Required task >> The listing below must be repeated word for word, with its images excluded.

Given material >>
- - -

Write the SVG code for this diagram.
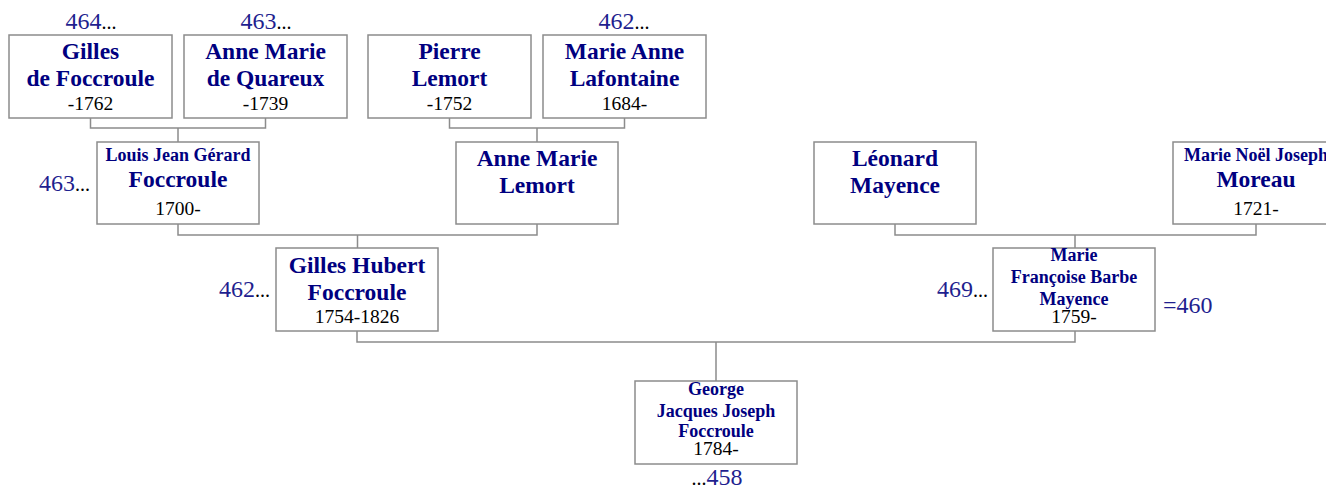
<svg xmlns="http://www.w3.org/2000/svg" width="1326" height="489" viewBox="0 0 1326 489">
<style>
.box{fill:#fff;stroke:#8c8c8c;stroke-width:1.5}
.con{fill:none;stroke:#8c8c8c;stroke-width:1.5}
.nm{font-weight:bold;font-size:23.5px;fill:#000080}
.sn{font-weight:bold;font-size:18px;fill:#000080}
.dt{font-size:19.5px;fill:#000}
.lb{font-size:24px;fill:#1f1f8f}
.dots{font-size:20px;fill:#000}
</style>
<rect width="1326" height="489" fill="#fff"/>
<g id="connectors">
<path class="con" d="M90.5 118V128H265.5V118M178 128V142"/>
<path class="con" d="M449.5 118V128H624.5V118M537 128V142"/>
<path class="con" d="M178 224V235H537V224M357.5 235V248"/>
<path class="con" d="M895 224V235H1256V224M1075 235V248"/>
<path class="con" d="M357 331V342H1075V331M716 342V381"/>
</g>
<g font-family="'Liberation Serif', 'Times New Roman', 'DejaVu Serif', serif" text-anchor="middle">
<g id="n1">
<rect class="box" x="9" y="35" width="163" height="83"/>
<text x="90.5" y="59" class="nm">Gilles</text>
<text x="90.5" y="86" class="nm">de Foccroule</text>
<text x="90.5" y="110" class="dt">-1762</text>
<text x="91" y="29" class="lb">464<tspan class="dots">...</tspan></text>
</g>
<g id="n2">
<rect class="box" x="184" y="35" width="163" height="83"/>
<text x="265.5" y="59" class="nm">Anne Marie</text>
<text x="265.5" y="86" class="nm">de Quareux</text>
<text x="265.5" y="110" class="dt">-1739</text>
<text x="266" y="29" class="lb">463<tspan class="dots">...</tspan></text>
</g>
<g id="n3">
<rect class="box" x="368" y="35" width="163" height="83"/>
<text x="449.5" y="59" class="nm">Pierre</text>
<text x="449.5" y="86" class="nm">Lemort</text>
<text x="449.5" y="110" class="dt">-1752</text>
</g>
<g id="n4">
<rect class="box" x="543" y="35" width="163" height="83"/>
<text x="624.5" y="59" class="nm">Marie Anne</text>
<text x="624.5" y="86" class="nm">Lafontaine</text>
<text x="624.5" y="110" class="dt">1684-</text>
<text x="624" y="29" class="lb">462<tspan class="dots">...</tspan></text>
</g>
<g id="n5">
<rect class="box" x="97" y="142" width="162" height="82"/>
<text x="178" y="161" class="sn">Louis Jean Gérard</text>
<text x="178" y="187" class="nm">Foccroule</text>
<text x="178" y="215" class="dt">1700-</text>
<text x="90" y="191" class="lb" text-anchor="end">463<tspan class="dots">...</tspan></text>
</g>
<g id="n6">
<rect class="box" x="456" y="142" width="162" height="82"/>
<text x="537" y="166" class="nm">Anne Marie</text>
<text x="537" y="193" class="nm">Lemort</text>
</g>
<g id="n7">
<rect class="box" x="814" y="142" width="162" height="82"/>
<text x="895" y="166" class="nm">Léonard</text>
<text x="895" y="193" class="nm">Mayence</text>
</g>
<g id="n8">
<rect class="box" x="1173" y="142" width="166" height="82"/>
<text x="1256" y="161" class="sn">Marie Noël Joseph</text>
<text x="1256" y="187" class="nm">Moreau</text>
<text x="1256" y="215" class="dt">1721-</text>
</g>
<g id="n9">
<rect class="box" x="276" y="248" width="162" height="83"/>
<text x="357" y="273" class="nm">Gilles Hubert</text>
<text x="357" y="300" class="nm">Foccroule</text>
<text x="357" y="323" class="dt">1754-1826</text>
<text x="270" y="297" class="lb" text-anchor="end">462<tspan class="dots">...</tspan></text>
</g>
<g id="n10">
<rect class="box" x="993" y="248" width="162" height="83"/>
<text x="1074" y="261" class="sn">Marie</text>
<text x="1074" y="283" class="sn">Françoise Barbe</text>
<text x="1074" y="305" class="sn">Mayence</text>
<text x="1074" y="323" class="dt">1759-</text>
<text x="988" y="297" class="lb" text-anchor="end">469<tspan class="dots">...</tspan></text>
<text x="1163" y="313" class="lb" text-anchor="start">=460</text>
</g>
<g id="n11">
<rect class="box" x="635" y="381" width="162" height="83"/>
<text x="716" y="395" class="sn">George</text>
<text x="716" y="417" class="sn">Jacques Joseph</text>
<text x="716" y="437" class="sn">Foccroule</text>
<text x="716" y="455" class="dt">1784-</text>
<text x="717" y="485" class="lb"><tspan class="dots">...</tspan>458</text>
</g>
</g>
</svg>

- - -

Full response >>
Write the SVG code for this diagram.
<svg xmlns="http://www.w3.org/2000/svg" width="1326" height="489" viewBox="0 0 1326 489">
<style>
.box{fill:#fff;stroke:#8c8c8c;stroke-width:1.5}
.con{fill:none;stroke:#8c8c8c;stroke-width:1.5}
.nm{font-weight:bold;font-size:23.5px;fill:#000080}
.sn{font-weight:bold;font-size:18px;fill:#000080}
.dt{font-size:19.5px;fill:#000}
.lb{font-size:24px;fill:#1f1f8f}
.dots{font-size:20px;fill:#000}
</style>
<rect width="1326" height="489" fill="#fff"/>
<g id="connectors">
<path class="con" d="M90.5 118V128H265.5V118M178 128V142"/>
<path class="con" d="M449.5 118V128H624.5V118M537 128V142"/>
<path class="con" d="M178 224V235H537V224M357.5 235V248"/>
<path class="con" d="M895 224V235H1256V224M1075 235V248"/>
<path class="con" d="M357 331V342H1075V331M716 342V381"/>
</g>
<g font-family="'Liberation Serif', 'Times New Roman', 'DejaVu Serif', serif" text-anchor="middle">
<g id="n1">
<rect class="box" x="9" y="35" width="163" height="83"/>
<text x="90.5" y="59" class="nm">Gilles</text>
<text x="90.5" y="86" class="nm">de Foccroule</text>
<text x="90.5" y="110" class="dt">-1762</text>
<text x="91" y="29" class="lb">464<tspan class="dots">...</tspan></text>
</g>
<g id="n2">
<rect class="box" x="184" y="35" width="163" height="83"/>
<text x="265.5" y="59" class="nm">Anne Marie</text>
<text x="265.5" y="86" class="nm">de Quareux</text>
<text x="265.5" y="110" class="dt">-1739</text>
<text x="266" y="29" class="lb">463<tspan class="dots">...</tspan></text>
</g>
<g id="n3">
<rect class="box" x="368" y="35" width="163" height="83"/>
<text x="449.5" y="59" class="nm">Pierre</text>
<text x="449.5" y="86" class="nm">Lemort</text>
<text x="449.5" y="110" class="dt">-1752</text>
</g>
<g id="n4">
<rect class="box" x="543" y="35" width="163" height="83"/>
<text x="624.5" y="59" class="nm">Marie Anne</text>
<text x="624.5" y="86" class="nm">Lafontaine</text>
<text x="624.5" y="110" class="dt">1684-</text>
<text x="624" y="29" class="lb">462<tspan class="dots">...</tspan></text>
</g>
<g id="n5">
<rect class="box" x="97" y="142" width="162" height="82"/>
<text x="178" y="161" class="sn">Louis Jean Gérard</text>
<text x="178" y="187" class="nm">Foccroule</text>
<text x="178" y="215" class="dt">1700-</text>
<text x="90" y="191" class="lb" text-anchor="end">463<tspan class="dots">...</tspan></text>
</g>
<g id="n6">
<rect class="box" x="456" y="142" width="162" height="82"/>
<text x="537" y="166" class="nm">Anne Marie</text>
<text x="537" y="193" class="nm">Lemort</text>
</g>
<g id="n7">
<rect class="box" x="814" y="142" width="162" height="82"/>
<text x="895" y="166" class="nm">Léonard</text>
<text x="895" y="193" class="nm">Mayence</text>
</g>
<g id="n8">
<rect class="box" x="1173" y="142" width="166" height="82"/>
<text x="1256" y="161" class="sn">Marie Noël Joseph</text>
<text x="1256" y="187" class="nm">Moreau</text>
<text x="1256" y="215" class="dt">1721-</text>
</g>
<g id="n9">
<rect class="box" x="276" y="248" width="162" height="83"/>
<text x="357" y="273" class="nm">Gilles Hubert</text>
<text x="357" y="300" class="nm">Foccroule</text>
<text x="357" y="323" class="dt">1754-1826</text>
<text x="270" y="297" class="lb" text-anchor="end">462<tspan class="dots">...</tspan></text>
</g>
<g id="n10">
<rect class="box" x="993" y="248" width="162" height="83"/>
<text x="1074" y="261" class="sn">Marie</text>
<text x="1074" y="283" class="sn">Françoise Barbe</text>
<text x="1074" y="305" class="sn">Mayence</text>
<text x="1074" y="323" class="dt">1759-</text>
<text x="988" y="297" class="lb" text-anchor="end">469<tspan class="dots">...</tspan></text>
<text x="1163" y="313" class="lb" text-anchor="start">=460</text>
</g>
<g id="n11">
<rect class="box" x="635" y="381" width="162" height="83"/>
<text x="716" y="395" class="sn">George</text>
<text x="716" y="417" class="sn">Jacques Joseph</text>
<text x="716" y="437" class="sn">Foccroule</text>
<text x="716" y="455" class="dt">1784-</text>
<text x="717" y="485" class="lb"><tspan class="dots">...</tspan>458</text>
</g>
</g>
</svg>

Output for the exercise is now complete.